If top management at BATS did not know about the bug in their system—a software platform for trading equities like their own on IPO day and beyond —they did not do the hard work that is expected of them and now accept the business consequences. The downside illustrated in this real world example of an incomplete process is about as clear as it can be. To ignore or be ignorant of a showstopper in one’s own product is a reflection of a process that needs to be re-engineered. When you’re working with world-class engineers, it is much easier and far more fruitful to make sure the process is engineered correctly before the products go through it. The material cost of discovering a bug early in development is a tiny fraction of what it can cost you in the hands of the public. Give your engineers a voice and they will save you every time.

Listen to your QA stewards. If you built the right team, they are your first line of offense and your last line of defense. They know of what you speak.

Do I Have To Eat It?

A recent opinion piece in the Wall Street Journal by Jesse Kornbluth, a onetime devoted and inspired employee of America Online, pondered the question of “How AOL—aka Facebook 1.0—Blew Its Lead.” Kornbluth does a good job acknowledging the irony of overlap between the fallen angel and the rising star—the staggering power of community, the seduction of the walled garden, the financial reward of vast momentum—but more importantly, he gets his head around what he believes to be the downward turning point for his former employer. It was not so much the bursting of the bubble, nor even the distractions of failed promise in the historic merger with Time Warner. As a product person, Kornbluth saw the blood start to flow when those who loved product began to be overruled by those who lived by argument. Those arguments were not the healthy tension of developers debating the relative merits of features and benefits. The conflict shifted to initiatives in product strategy that were driven by individuals who had assured themselves their creative ideas would lead to success, even though they did not much have time to embrace and use AOL they way its creators had previously.
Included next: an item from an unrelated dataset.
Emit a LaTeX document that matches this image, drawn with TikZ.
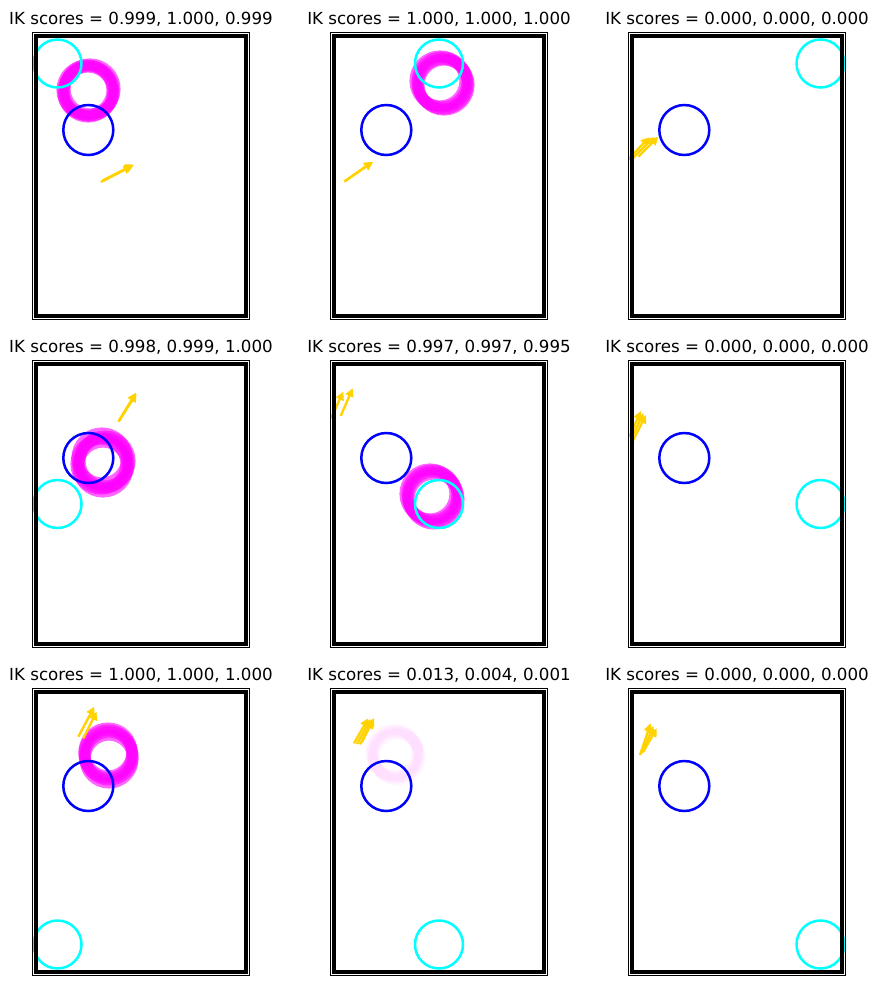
\documentclass[tikz,border=0pt]{standalone}
\usepackage{fontspec}
\setmainfont{DejaVu Sans}
\usetikzlibrary{arrows.meta}
\definecolor{mgold}{RGB}{255,210,0}
\definecolor{mcyan}{RGB}{0,255,255}
\definecolor{mmag}{RGB}{255,0,255}
\definecolor{mblue}{RGB}{0,0,255}
\tikzset{
  frame/.style={draw=black,line width=0.8pt},
  room/.style={draw=black,line width=2.8pt},
  paneltitle/.style={anchor=base,inner sep=0pt,font=\fontsize{12}{14}\selectfont},
  bluering/.style={draw=mblue,line width=1.8pt},
  cyanring/.style={draw=mcyan,line width=1.8pt},
  hand/.style={draw=mmag,line width=8pt,draw opacity=0.6},
  faint/.style={draw=mmag,line width=8pt,draw opacity=0.03},
  arr/.style={draw=mgold,line width=1.7pt,-{Triangle[length=6pt,width=6pt]}},
}
% #1 name, #2 ox, #3 oy, #4 title, #5 cyan x, #6 cyan y, #7 contents
\newcommand\ikpanel[7]{%
  \begin{scope}[shift={(#2,#3)}]
    \node[paneltitle] (#1) at (105,-12) {#4};
    \begin{scope}
      \clip (-3.5,-3.5) rectangle (213.5,283.5);
      #7
      \draw[bluering] (52.3,94) circle[radius=25];
      \draw[cyanring] (#5,#6) circle[radius=24];
    \end{scope}
    \draw[room] (0,0) rectangle (210,280);
    \draw[frame] (-3.5,-3.5) rectangle (213.5,283.5);
  \end{scope}}
\begin{document}
\begin{tikzpicture}[x=0.72pt,y=-0.72pt]
\useasboundingbox[fill=white] (0,0) rectangle (877,990);

\ikpanel{t1}{36}{36}{IK scores = 0.999, 1.000, 0.999}{21.5}{27.5}{%
  \foreach \a/\b in {51/54,53/55,52/56,54/53} \draw[hand] (\a,\b) circle[radius=25];
  \draw[arr] (65,146) -- (96,130);
  \draw[arr] (66,145) -- (97.3,129);
  \draw[arr] (67,144.5) -- (98,128.5);
}
\ikpanel{t2}{334}{36}{IK scores = 1.000, 1.000, 1.000}{105}{27.5}{%
  \foreach \a/\b in {106/45,109/48,108/46,110/49} \draw[hand] (\a,\b) circle[radius=25];
  \draw[arr] (10.3,145.7) -- (38.3,125.7);
  \draw[arr] (11,145) -- (39,126);
}
\ikpanel{t3}{632}{36}{IK scores = 0.000, 0.000, 0.000}{188.5}{27.5}{%
  \draw[arr] (-3.7,123.3) -- (17.3,101.3);
  \draw[arr] (1,122) -- (22,101);
  \draw[arr] (6.3,120.7) -- (26.3,100.7);
}
\ikpanel{t4}{36}{364}{IK scores = 0.998, 0.999, 1.000}{21.5}{140}{%
  \foreach \a/\b in {66/94,68/99,67/103,69/97,65/100} \draw[hand] (\a,\b) circle[radius=25];
  \draw[arr] (82.3,57.7) -- (100,28.7);
  \draw[arr] (83,57) -- (100.5,29.5);
}
\ikpanel{t5}{334}{364}{IK scores = 0.997, 0.997, 0.995}{105}{140}{%
  \foreach \a/\b in {96/130,99/133,98/131,100/135} \draw[hand] (\a,\b) circle[radius=25];
  \draw[arr] (-3,54.3) -- (9.3,27.7);
  \draw[arr] (6.7,52) -- (18.7,24.3);
}
\ikpanel{t6}{632}{364}{IK scores = 0.000, 0.000, 0.000}{188.5}{140}{%
  \draw[arr] (-2.7,72.7) -- (9,47);
  \draw[arr] (-1,75) -- (11.5,49);
  \draw[arr] (0.7,77) -- (14,51);
}
\ikpanel{t7}{36}{692}{IK scores = 1.000, 1.000, 1.000}{21.5}{252.5}{%
  \foreach \a/\b in {72/60,73/64,73/67,72/62} \draw[hand] (\a,\b) circle[radius=24];
  \draw[arr] (42.3,44.7) -- (58.3,14.7);
  \draw[arr] (47.3,46.3) -- (60.7,19.7);
}
\ikpanel{t8}{334}{692}{IK scores = 0.013, 0.004, 0.001}{105}{252.5}{%
  \foreach \a/\b in {60/60,62/63,63/65,61/62} \draw[faint] (\a,\b) circle[radius=23];
  \draw[arr] (20,51.3) -- (34.3,26.3);
  \draw[arr] (23,52) -- (36.5,27);
  \draw[arr] (26,52.3) -- (38.7,28);
  \draw[arr] (28,50) -- (40,26);
}
\ikpanel{t9}{632}{692}{IK scores = 0.000, 0.000, 0.000}{188.5}{252.5}{%
  \draw[arr] (8,63) -- (18.7,31.3);
  \draw[arr] (10,61) -- (21.5,34);
  \draw[arr] (11.3,59.7) -- (24.7,36.3);
}
\end{tikzpicture}
\end{document}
When the consultants arrived, strategy was not driven by those who embraced the product and its audience; strategy became a set of theoretical suppositions evidenced by the competitive landscape. There were only two problems: 1) the consultants were no more obsessively using competitive products than those of AOL; and 2) the competitive landscape was crumbling because it was just as inorganic in construct, itself no more than the conclusions of observation. Using a product is not trying it once, it is using it every day and using competitive products to fully internalize how bad becomes good and good becomes great. Data, analysis, reconnaissance, and interpretation are all essential in responding to hyper growth, but if you aren’t eating your own dog food, all bets are off.

Yes, you must Eat Your Own Dog Food.

Alpo Lorne GreeneSome people trace this edict to the television commercials for Alpo in the 1970s and 1980s where Lorne Greene made a point of showing us that he fed the very product he endorsed to his own dogs. No, he didn’t actually eat it himself, but the way he looked at it, you could tell he might be considering it. His dogs were an extension of himself. That love made it clear he would only feed them a product he trusted, and he would only endorse it publicly because he trusted it. I am not saying he was right. I am just noting than his conviction was visceral.
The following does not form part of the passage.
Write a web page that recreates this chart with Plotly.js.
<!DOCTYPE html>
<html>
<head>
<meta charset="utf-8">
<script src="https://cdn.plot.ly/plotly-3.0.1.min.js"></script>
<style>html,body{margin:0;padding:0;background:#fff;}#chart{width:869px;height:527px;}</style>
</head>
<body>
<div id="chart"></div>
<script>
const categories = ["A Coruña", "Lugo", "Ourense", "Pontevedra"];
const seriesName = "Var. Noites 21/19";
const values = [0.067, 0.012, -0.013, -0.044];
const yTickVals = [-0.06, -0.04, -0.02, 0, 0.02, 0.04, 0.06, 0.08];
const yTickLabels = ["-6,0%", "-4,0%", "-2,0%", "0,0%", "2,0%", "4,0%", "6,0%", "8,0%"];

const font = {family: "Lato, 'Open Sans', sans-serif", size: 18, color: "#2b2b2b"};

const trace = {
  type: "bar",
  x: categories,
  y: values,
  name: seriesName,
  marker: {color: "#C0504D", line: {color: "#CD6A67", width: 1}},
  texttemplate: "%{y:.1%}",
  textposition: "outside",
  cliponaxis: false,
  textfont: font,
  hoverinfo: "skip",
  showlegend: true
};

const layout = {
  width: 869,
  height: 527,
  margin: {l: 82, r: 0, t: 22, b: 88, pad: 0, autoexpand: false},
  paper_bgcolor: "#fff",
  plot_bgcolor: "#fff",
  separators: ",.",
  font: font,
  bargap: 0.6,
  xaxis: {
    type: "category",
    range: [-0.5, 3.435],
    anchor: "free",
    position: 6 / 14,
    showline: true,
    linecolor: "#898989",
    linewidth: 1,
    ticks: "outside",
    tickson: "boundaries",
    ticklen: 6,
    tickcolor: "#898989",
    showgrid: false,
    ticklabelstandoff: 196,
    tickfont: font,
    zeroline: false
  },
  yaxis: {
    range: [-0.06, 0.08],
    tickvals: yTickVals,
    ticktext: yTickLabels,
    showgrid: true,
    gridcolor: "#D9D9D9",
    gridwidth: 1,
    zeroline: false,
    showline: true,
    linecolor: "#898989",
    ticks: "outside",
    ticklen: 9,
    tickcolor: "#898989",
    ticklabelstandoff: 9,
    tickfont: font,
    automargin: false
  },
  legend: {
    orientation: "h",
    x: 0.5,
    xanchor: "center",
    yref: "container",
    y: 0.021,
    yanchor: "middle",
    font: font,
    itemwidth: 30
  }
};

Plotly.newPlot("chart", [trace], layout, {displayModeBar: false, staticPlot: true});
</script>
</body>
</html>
In the software spectrum, the phrase “Eating Our Own Dog Food” is more commonly traced to a 1988 memo from then Microsoft Manager Paul Maritz, encouraging his team to obsess over use of Microsoft’s products. His basic tenet was that to win a category and perfect your work, you had to be the consumer. The memo spread widely throughout Microsoft, over the gate and through the industry. It resonated with many of us, and began being accompanied by such observations as, “If you won’t use the software when it’s free, why should anyone pay you for it?”

Soon after came the dawn of the Dot-com age in the mid 1990s, quickly followed by the implosion of Web 1.0 known as the Dot-bomb era circa 2000. Interesting to note, a few of the companies that survived the turmoil and went onto become the great first generation brands of the Internet like Amazon and eBay made it a point to eat their own dogfood. While third-party consultants poured into corporations to sort out their tanking business models and rationalize their value propositions, far too many of those consultants were busy writing decks and compiling spread sheets. When you asked them what online products and services they loved, they often couldn’t respond, because they were too overwhelmed by time commitments to use the products they would evaluate, let alone love them. For those who had already been through a product development cycle or two, the writing was on the whiteboard.
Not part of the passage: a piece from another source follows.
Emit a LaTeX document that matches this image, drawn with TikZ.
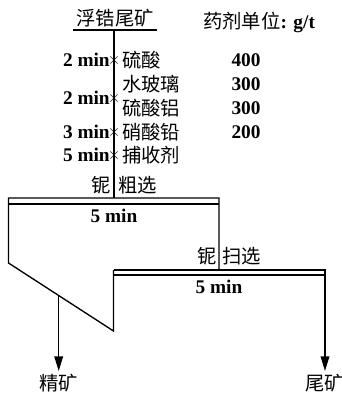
\documentclass[tikz,border=0pt]{standalone}
\usepackage{fontspec}
\setmainfont{Liberation Serif}
\newfontfamily\cjk{Noto Sans CJK SC}
\usepackage{tikz}
\usetikzlibrary{%
	calc,%
	arrows.meta
}
\tikzset{
	txt/.style={inner sep=0pt,font=\fontsize{14.5}{17}\selectfont\cjk},
	num/.style={inner sep=0pt,font=\fontsize{14.5}{17}\selectfont\bfseries},
	crossmark/.style={inner sep=0pt,font=\fontsize{12}{13}\selectfont},
	flow/.style={line width=1pt},
	outarrow/.style={flow,-{Triangle[length=11pt,width=6.5pt]}}
}

\begin{document}
\begin{tikzpicture}[x=0.75pt,y=-0.75pt]
			\useasboundingbox (0,0) rectangle (342,397);
			% Feed
			\node[txt] (feed) at (115,18) {浮锆尾矿};
			\coordinate (ulleft) at (73,30);
			\coordinate (ulright) at (157,30);
			\draw[flow] (ulleft) -- (ulright);
			\node[txt,anchor=west] (unit) at (203,22) {药剂单位\textbf{\rmfamily: g/t}};
			
			% Reagents
			\coordinate (feedtop) at (114,30);
			\coordinate (rtop) at (114,198);
			\draw[flow] (feedtop) -- (rtop);
			\foreach \y/\name in {60/a,98/b,132/c,155/d}
				\node[crossmark] (x\name) at (114,\y) {$\times$};
			\node[num,anchor=east] (ta) at (110,60) {2 min};
			\node[num,anchor=east] (tb) at (110,98) {2 min};
			\node[num,anchor=east] (tc) at (110,132) {3 min};
			\node[num,anchor=east] (td) at (110,155) {5 min};
			\node[txt,anchor=west] (ra) at (122,60) {硫酸};
			\node[txt,anchor=west] (rb) at (122,84) {水玻璃};
			\node[txt,anchor=west] (rc) at (122,108) {硫酸铝};
			\node[txt,anchor=west] (rd) at (122,132) {硝酸铅};
			\node[txt,anchor=west] (re) at (122,155) {捕收剂};
			\node[num] (da) at (246,60) {400};
			\node[num] (db) at (246,84) {300};
			\node[num] (dc) at (246,108) {300};
			\node[num] (dd) at (246,132) {200};
			
			% Rougher
			\node[txt,anchor=east] (nbr) at (111,185) {铌};
			\node[txt,anchor=west] (rough) at (118,185) {粗选};
			\draw[flow] (219,270) -- (219,198) -- (8.5,198) -- (8.5,263) -- (113.5,331) -- (113.5,270);
			\draw[flow] (8.5,204) -- (219,204);
			\node[num] (rtime) at (114,216) {5 min};
			
			% Scavenger
			\node[txt,anchor=east] (nbs) at (217,256) {铌};
			\node[txt,anchor=west] (scav) at (222,256) {扫选};
			\draw[flow] (113.5,270) -- (325,270) -- (325,276);
			\draw[flow] (113.5,275) -- (325,275);
			\node[num] (stime) at (219,287) {5 min};
			
			% Products
			\node[txt] (conc) at (59,383) {精矿};
			\node[txt,anchor=west] (tail) at (305,383) {尾矿};
			\coordinate (cstart) at (58.7,295.5);
			\coordinate (cend) at (58.7,371);
			\coordinate (tstart) at (325,275);
			\coordinate (tend) at (325,371);
			\draw[outarrow] (cstart) -- (cend);
			\draw[outarrow] (tstart) -- (tend);
		\end{tikzpicture}
\end{document}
The absolute necessity of eating your own dog food is anything but limited to software. If you design cars for a living and are not planning to drive your own creation when it comes off the line, how can you attend to every nuance and detail that sets apart your vehicle from the vast number of choices already available for sale? If your team designs a new line of workplace apparel intended to be marketed as more comfortable, durable, and stylish than everything else already hanging on the rack, will you not be planning to wear what you have produced proudly at least a few days each week out of pure joy? When you have the privilege to be creative and innovative in your occupation, you are quickly humbled by the fact that an idea for a new product or service however inspired and brilliant is in fact almost worthless. Customers seldom buy or become loyal to the ideas you pitch. Until a concept is executed expertly and embraced by those who will champion it, it really is just a first draft—perhaps filled with promise, but nonetheless in need of refinement, iteration, and polish. There is a long and winding road from pitch to product, and all along the way details have to be vetted first by those who most love the work, the creators.

Apple long ago coined this notion as Evangelism, and no Apple Evangelist in his or her right mind would try to get you excited about a product they weren’t already using themselves. To be fair, Evangelism is a beginning, not an end, after which customer feedback must become part of the process, but if our goal in social marketing is to engage our community in a supportive and seamless dialogue, then we owe it to them to initiate the dialogue with honesty, commitment, and passion. There will always be pain to share in early releases, but the more defects we extract ahead of release because we already know they are there, the more our customers can trust us to take them seriously in allowing our own needs to be met before we presume to address theirs.

Design is not cynical; its true elegance is purely self-reflective because form and function are easily evaluated in day-to-day use. If something is good enough for your dog, it might be good enough for someone else’s dog. Now imagine if you ensured it was good enough for you before you topped off the can. That would be some seriously tasty dog food. Go on, take a byte.